Springbank! Darling of the whisky world. The kind of spirit hardened whisky veterans of a certain age would love to wallow in, and massage into their scalp, every night. And why not? It’s lovely stuff.
Founded in 1828, the distillery is located in Campbeltown, a place in which a good thirty-something distilleries once operated. Today, only Springbank, Glengyle (Kilkerran), and Glen Scotia now produce whisky in the town, but in my opinion Campbeltown is producing some of the most interesting whiskies in the world right now. There’s also a shared ownership between Springbank and the independent bottler, Cadenhead’s, which is releasing some of the best-value whiskies in the world right now. So it behoves the self-respecting modern whisky drinker to keep her eye on this part of the whisky map.
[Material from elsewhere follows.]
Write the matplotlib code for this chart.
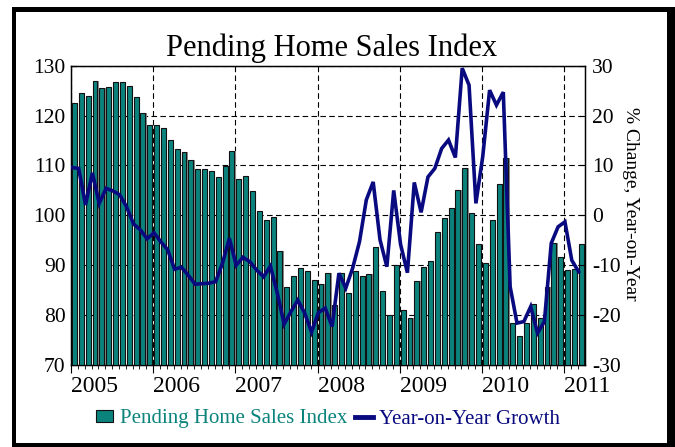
import matplotlib
matplotlib.use("Agg")
import matplotlib.pyplot as plt
import numpy as np
from matplotlib.patches import Rectangle, Patch
from matplotlib.lines import Line2D

plt.rcParams['font.family'] = ['Liberation Serif', 'DejaVu Serif']
plt.rcParams['axes.unicode_minus'] = False

# Monthly data, Jan 2005 - Mar 2011
phsi = [122.5, 124.6, 123.9, 127.0, 125.5, 125.7, 126.8, 126.7, 125.9, 123.7, 120.6, 118.2,
        118.2, 117.6, 115.2, 113.4, 112.6, 111.1, 109.2, 109.2, 108.9, 107.6, 109.9, 112.9,
        107.2, 107.9, 104.9, 100.9, 99.1, 99.7, 92.9, 85.7, 87.9, 89.5, 88.8, 87.0,
        86.2, 88.5, 82.0, 88.5, 84.4, 88.9, 87.8, 88.2, 93.6, 84.8, 80.0, 90.0,
        81.0, 79.5, 86.8, 89.7, 90.8, 96.7, 99.4, 101.4, 105.1, 109.4, 100.5, 94.2,
        90.4, 99.1, 106.2, 111.4, 78.5, 75.8, 78.5, 82.2, 79.5, 85.7, 94.4, 91.6,
        89.0, 89.3, 94.3]
yoy = [9.6, 9.4, 2.1, 8.5, 2.4, 5.4, 4.9, 4.1, 1.7, -1.7, -2.9, -4.7,
       -3.5, -5.3, -6.9, -10.8, -10.4, -12.0, -13.8, -13.7, -13.6, -13.3, -9.6, -4.6,
       -10.0, -8.4, -9.3, -11.0, -12.3, -10.2, -15.6, -21.8, -19.3, -17.0, -19.6, -23.4,
       -19.5, -18.6, -22.3, -11.6, -14.6, -10.6, -5.3, 3.1, 6.7, -4.9, -10.3, 5.0,
       -5.8, -11.5, 6.6, 0.6, 7.7, 9.4, 13.4, 15.1, 11.6, 29.5, 26.1, 2.4,
       11.8, 25.1, 22.1, 24.7, -14.3, -21.6, -21.3, -18.3, -23.6, -21.3, -5.6, -2.3,
       -1.3, -9.0, -11.3]
years = ['2005', '2006', '2007', '2008', '2009', '2010', '2011']

teal = '#0b837d'
navy = '#0a0a80'
W, H = 675, 447

fig = plt.figure(figsize=(6.75, 4.47), dpi=100)

# outer frame with shadow
fig.patches.append(Rectangle((11.7 / W, 0), (W - 11.7) / W, (H - 7.3) / H,
                             transform=fig.transFigure, facecolor='black', zorder=-2))
fig.patches.append(Rectangle((16 / W, 4 / H), (666.7 - 16) / W, (443 - 11.7) / H,
                             transform=fig.transFigure, facecolor='white', zorder=-1))

ax = fig.add_axes([71 / W, 1 - 365 / H, (585 - 71) / W, (365 - 65.7) / H])
ax.set_facecolor('none')
x = np.arange(len(phsi))
ax.bar(x + 0.18, phsi, width=0.72, color='#8c8c8c', zorder=2)
ax.bar(x, phsi, width=0.72, color=teal, edgecolor='#111111', linewidth=0.8, zorder=3)
ax.set_xlim(-0.47, 74.55)
ax.set_ylim(70, 130)
ax.set_yticks(np.arange(70, 131, 10))
ax.set_xticks(np.arange(len(years)) * 12 - 0.5)
ax.set_xticklabels(years, ha='left')
ax.set_xticks(np.arange(len(phsi)) - 0.5, minor=True)
ax.grid(True, color='black', linestyle=(0, (5, 3)), linewidth=0.8, zorder=1)
ax.set_axisbelow(True)
ax.tick_params(axis='x', which='major', direction='out', length=6, labelsize=17, pad=2)
ax.tick_params(axis='x', which='minor', direction='out', length=3)
ax.tick_params(axis='y', direction='in', length=4, labelsize=15.5, pad=4)
for s in ax.spines.values():
    s.set_linewidth(1.0)

ax2 = ax.twinx()
ax2.plot(x - 0.38, yoy, color=navy, linewidth=2.6, solid_joinstyle='miter', zorder=4)
ax2.set_ylim(-30, 30)
ax2.set_yticks(np.arange(-30, 31, 10))
ax2.tick_params(axis='y', direction='in', length=4, labelsize=15.5, pad=5)

fig.text(332 / W, 1 - 56 / H, 'Pending Home Sales Index', fontsize=22,
         ha='center', va='baseline')
fig.text(630 / W, 1 - 203.5 / H, '% Change, Year-on-Year', fontsize=14,
         rotation=270, ha='center', va='center')

handles = [Patch(facecolor=teal, edgecolor='#111111', linewidth=0.8),
           Line2D([], [], color=navy, linewidth=3.5)]
fig.legend(handles, ['Pending Home Sales Index', 'Year-on-Year Growth'],
           loc='center', bbox_to_anchor=(328 / W, 1 - 419 / H), ncol=2, frameon=False,
           fontsize=15, labelcolor=[teal, navy], handlelength=0.85, handleheight=0.55,
           handletextpad=0.3, columnspacing=0.4, borderpad=0)

fig.savefig('out.png', dpi=100)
People generally like Springbank because (a) they do things very traditionally, where the word hand-crafted actually means something, 100% of the operation is done in the same place, and there isn’t a computer in sight; and (b) as a result they release very high quality whiskies, consistently, and in three forms: Springbank, Hazelburn and Longrow. In fact, I’ve recently given in and joined the Springbank Society, so I can get access to some of the interesting and more experimental bottlings.
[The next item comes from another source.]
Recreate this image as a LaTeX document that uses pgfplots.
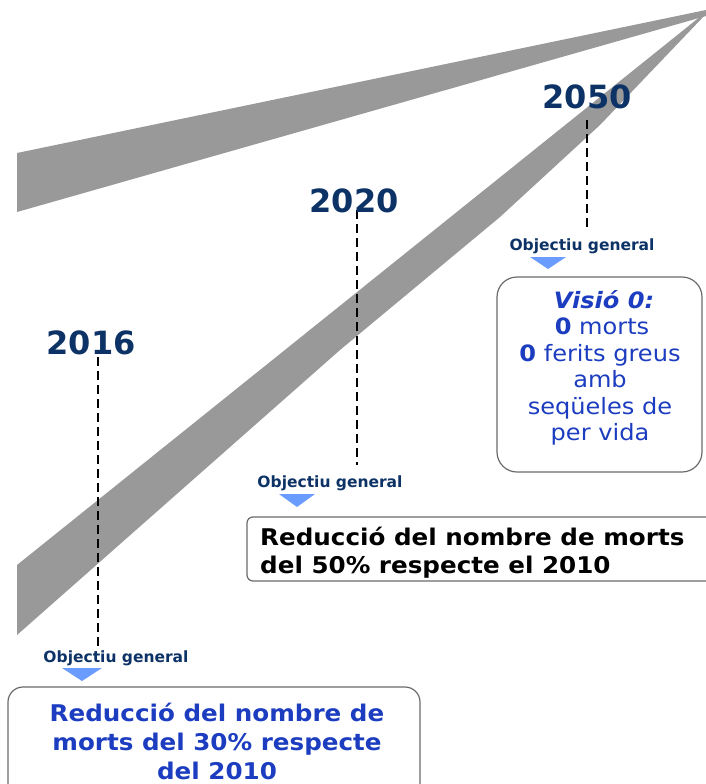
\documentclass[border=0pt]{standalone}
\usepackage{pgfplots}
\pgfplotsset{compat=1.18}
\usepackage{fontspec}
\setmainfont{DejaVu Sans}
\usepackage{graphicx}
\definecolor{navy}{HTML}{0D3366}
\definecolor{tblue}{HTML}{1C3DC0}
\definecolor{tri}{HTML}{6A9BFF}
\definecolor{wedge}{HTML}{999999}
\definecolor{boxline}{HTML}{6A6A6A}
\newcommand{\sx}[1]{\scalebox{1.07}[1]{#1}}
\begin{document}
\begin{tikzpicture}
\begin{axis}[name=ax, width=706pt, height=784pt, scale only axis,
  xmin=0, xmax=706, ymin=0, ymax=784, y dir=reverse, hide axis, clip=false]
% wedges
\addplot[fill=wedge, draw=none] coordinates {(17,153) (706,10) (706,16) (17,212)} -- cycle;
\addplot[fill=wedge, draw=none] coordinates {(17,565) (706,12)
  (706,14) (600,125) (500,217) (340,350) (17,635)} -- cycle;
% dashed leaders
\addplot[black, line width=1.2pt, dash pattern=on 9pt off 5pt] coordinates {(98,357) (98,650)};
\addplot[black, line width=1.2pt, dash pattern=on 9pt off 5pt] coordinates {(357,210) (357,465)};
\addplot[black, line width=1.2pt, dash pattern=on 9pt off 5pt] coordinates {(587,120) (587,230)};
% triangles
\addplot[fill=tri, draw=none] coordinates {(62,668) (102,668) (82,681)} -- cycle;
\addplot[fill=tri, draw=none] coordinates {(279,494) (315,494) (297,507)} -- cycle;
\addplot[fill=tri, draw=none] coordinates {(530,257) (566,257) (548,269)} -- cycle;
% boxes
\draw[boxline, line width=1.2pt, rounded corners=20pt] (axis cs:497,277) rectangle (axis cs:702,472);
\draw[boxline, line width=1.2pt, rounded corners=6pt] (axis cs:706,517) -- (axis cs:247,517) -- (axis cs:247,581) -- (axis cs:706,581);
\draw[boxline, line width=1.2pt, rounded corners=15pt] (axis cs:8,790) -- (axis cs:8,687) -- (axis cs:420,687) -- (axis cs:420,790);
% years
\node[anchor=base, inner sep=0, text=navy, font=\bfseries\fontsize{32}{32}\selectfont] at (axis cs:91,354) {2016};
\node[anchor=base, inner sep=0, text=navy, font=\bfseries\fontsize{32}{32}\selectfont] at (axis cs:354,212) {2020};
\node[anchor=base, inner sep=0, text=navy, font=\bfseries\fontsize{32}{32}\selectfont] at (axis cs:587,108) {2050};
% objectiu general
\node[anchor=base, inner sep=0, text=navy, font=\bfseries\fontsize{15.5}{16}\selectfont] at (axis cs:116,662) {Objectiu general};
\node[anchor=base, inner sep=0, text=navy, font=\bfseries\fontsize{15.5}{16}\selectfont] at (axis cs:330,487) {Objectiu general};
\node[anchor=base, inner sep=0, text=navy, font=\bfseries\fontsize{15.5}{16}\selectfont] at (axis cs:582,250) {Objectiu general};
% 2020 box text
\node[anchor=base west, inner sep=0, text=black, font=\bfseries\fontsize{23}{23}\selectfont] at (axis cs:260,545) {\sx{Reducció del nombre de morts}};
\node[anchor=base west, inner sep=0, text=black, font=\bfseries\fontsize{23}{23}\selectfont] at (axis cs:260,573) {\sx{del 50\% respecte el 2010}};
% 2016 box text
\node[anchor=base, inner sep=0, text=tblue, font=\bfseries\fontsize{23}{23}\selectfont] at (axis cs:217,721) {\sx{Reducció del nombre de}};
\node[anchor=base, inner sep=0, text=tblue, font=\bfseries\fontsize{23}{23}\selectfont] at (axis cs:217,750) {\sx{morts del 30\% respecte}};
\node[anchor=base, inner sep=0, text=tblue, font=\bfseries\fontsize{23}{23}\selectfont] at (axis cs:217,779) {\sx{del 2010}};
% Visio box text
\node[anchor=base, inner sep=0, text=tblue, font=\bfseries\itshape\fontsize{22.5}{22}\selectfont] at (axis cs:604,308) {\sx{Visió 0:}};
\node[anchor=base, inner sep=0, text=tblue, font=\fontsize{22.5}{22}\selectfont] at (axis cs:602,334) {\sx{\textbf{0} morts}};
\node[anchor=base, inner sep=0, text=tblue, font=\fontsize{22.5}{22}\selectfont] at (axis cs:600,361) {\sx{\textbf{0} ferits greus}};
\node[anchor=base, inner sep=0, text=tblue, font=\fontsize{22.5}{22}\selectfont] at (axis cs:600,387) {\sx{amb}};
\node[anchor=base, inner sep=0, text=tblue, font=\fontsize{22.5}{22}\selectfont] at (axis cs:600,414) {\sx{seqüeles de}};
\node[anchor=base, inner sep=0, text=tblue, font=\fontsize{22.5}{22}\selectfont] at (axis cs:600,440) {\sx{per vida}};
\end{axis}
\pgfresetboundingbox
\useasboundingbox (ax.south west) rectangle (ax.north east);
\end{tikzpicture}
\end{document}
Yet it’s not without it risks. Springbanks can be big, heavy and voluptuous things – and not necessarily for everyone. Aeneas MacDonald, the best whisky writer of all time, once referred to Campbeltown whiskies as ‘the double basses of the whisky orchestra’, and today Springbank certainly carries on that tradition.
Despite all of that loveliness, today I’m tasting one of the weirdest Springbanks I’ve had in a long time. It’s the Springbank 16 Year Old Fresh Sherry. Bottled at 54.2% ABV, after maturing for 16 years in sherry casks, only 540 bottles were released exclusively for the UK market a couple of months ago. I should be very clear that this sold out within seconds of its release, meaning it will only now be available at online auction and you might have to pay a bit more than the original retail price, which was about £85.
Springbank 16 Year Old Fresh Sherry Tasting Notes
Colour: russet. Oloroso sherry.
On the nose: a huge contrast of vegetative mustiness and tart fruit syrup. It’s like a redcurrant syrup, or even tomato ketchup if you’ve ever made it yourself. A mix of vinegar and dark, muscovado sugar, all meshing together in the pan. Lingering sulphur notes (which generally I quite like).
In the mouth: tangy. Lincolnshire sausages left too long on a barbecue. A deep charred note. Rubbery. Oily, very oily. Tomato ketch up again. Tart fruits, such as blackcurrants, or even a bitter sloe plucked right off the bush (never do that). And now come the raisins, damsons, cooked apples. Brine. A lot of wood influence. Chinese five spice. An intriguing wholemeal bread quality. Water makes it much more subtle, but even so the core flavours seem to remain the same – which is to say, little new is teased out at the lower strength.
It’s almost an avant-garde, experimental whisky. Except for this is something very traditional: a sherry cask. And also it reminds me of some old Ardbegs without the high levels of peat obviously. There is a lot going on.
But I don’t think it quite works, it’s just too overwhelming, too much of a scrap between some hefty flavours. And yet, what a great ride! I’ll take an interesting whisky like this over a boring one anytime.